While this doesn’t have as many features as the premium 955 Solar, the Garmin Forerunner 255 Music can be capable enough for most athletes. Just be sure to save the proprietary cable, as you cannot charge this fitness accessory with any ordinary cord.

Fitbit Sense 2


Fitbit Sense 2


  • Display is easy to read, providing all the stats you need to get started in fitness tracking
  • Durable construction and comfortable band make for a trustworthy companion in any setting

  • Audio quality during calls can be a bit lacking
  • USB-A charging limits versatility

If you’re looking for a stylish smartwatch to introduce you to the world of fitness metrics, I recommend the Fitbit Sense 2. A continuous electrodermal activity sensor tracks a ton of data throughout the day, including stress levels and heightened responses. This made taking a breather or knowing when your body became overworked much easier.

The Fitbit Sense 2 also sits pretty flush on the wrist, making workouts more comfortable as well. Yet while this is technically labeled as a smartwatch, I didn’t find myself using these features too often.

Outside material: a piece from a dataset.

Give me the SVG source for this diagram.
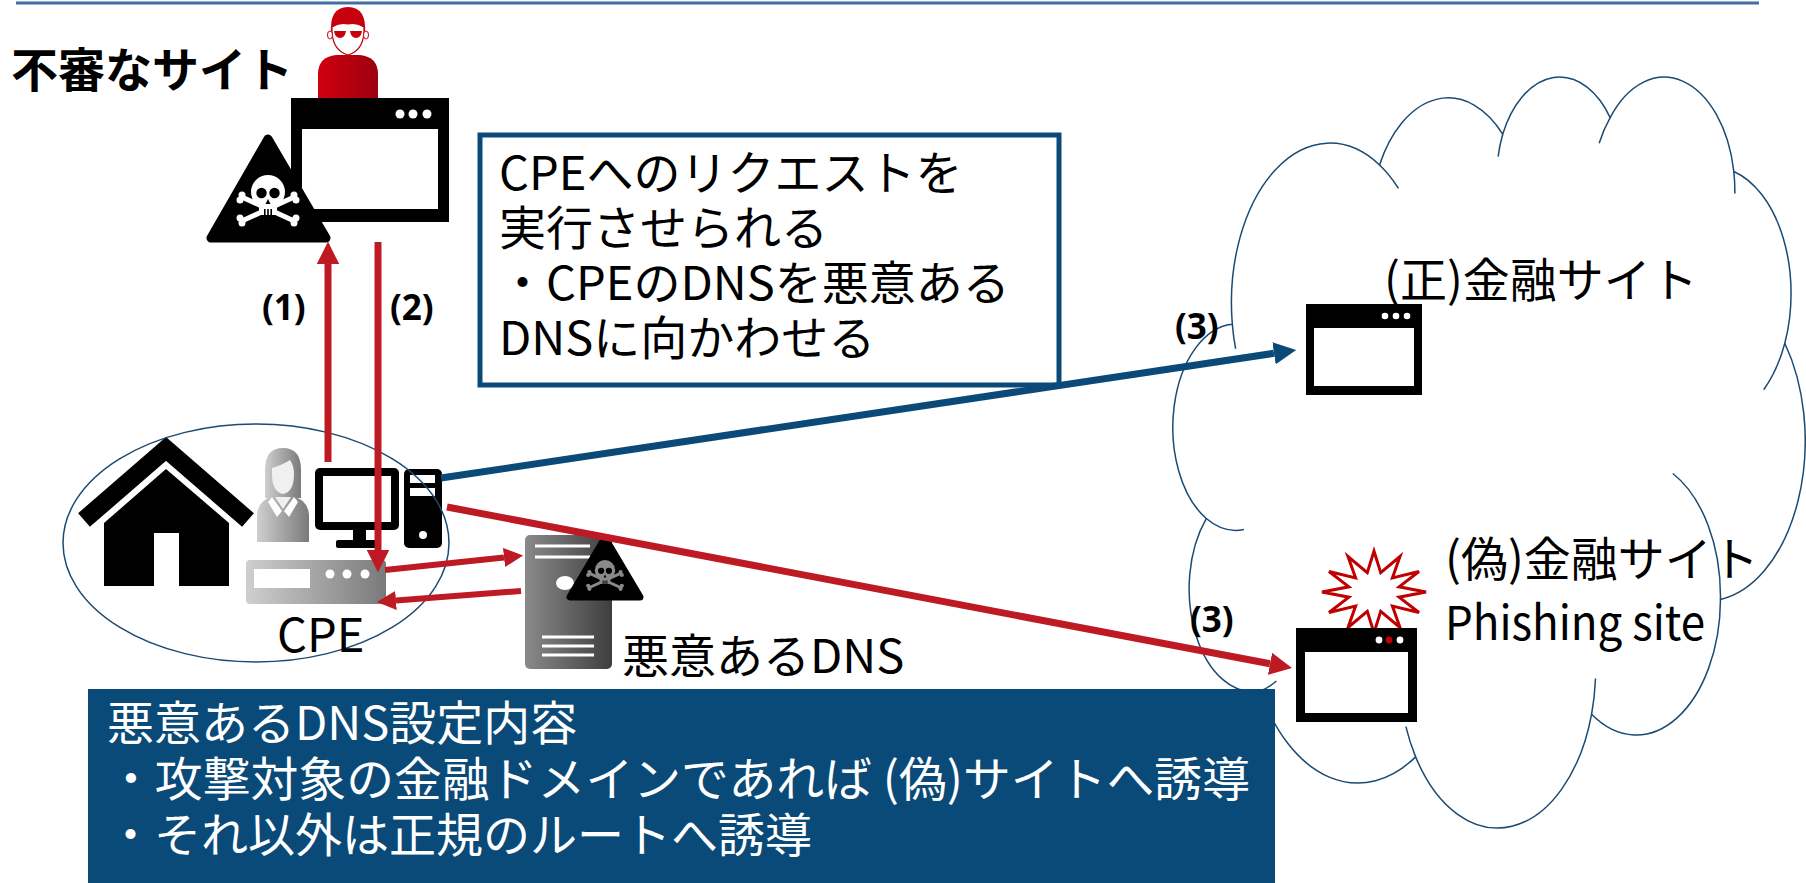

The audio quality during calls can be spotty at times, so for my needs, I mostly used this as a fitness tracker. After all, that’s sort of Fitbit’s bread and butter.

Suunto 9 Peak


Suunto 9 Peak


  • Bezel and strap combination is aesthetically pleasing, fit for any environment
  • Plenty of sports modes to track your data, whether on the road, in the gym and more

  • Software can feel sluggish at times
  • Cheaper running watches available that provide similar training experiences

Slim, sleek and ready to take on any workout, the Suunto 9 Peak is an impressive watch on looks alone. I really admire the aesthetics of the bezel and strap, and it’s impressive to see how many features are thrown into the device.

There are plenty of sports modes and data metrics available in the Suunto 9 Peak, but don’t expect to toggle through them at breakneck speeds between splits or sets. The software can be sluggish, which is a bit of a letdown considering how good-looking this accessory is on the wrist. While there are cheaper options available offering similar workout experiences, if your main focus is style, the Suunto 9 Peak should definitely be on your radar.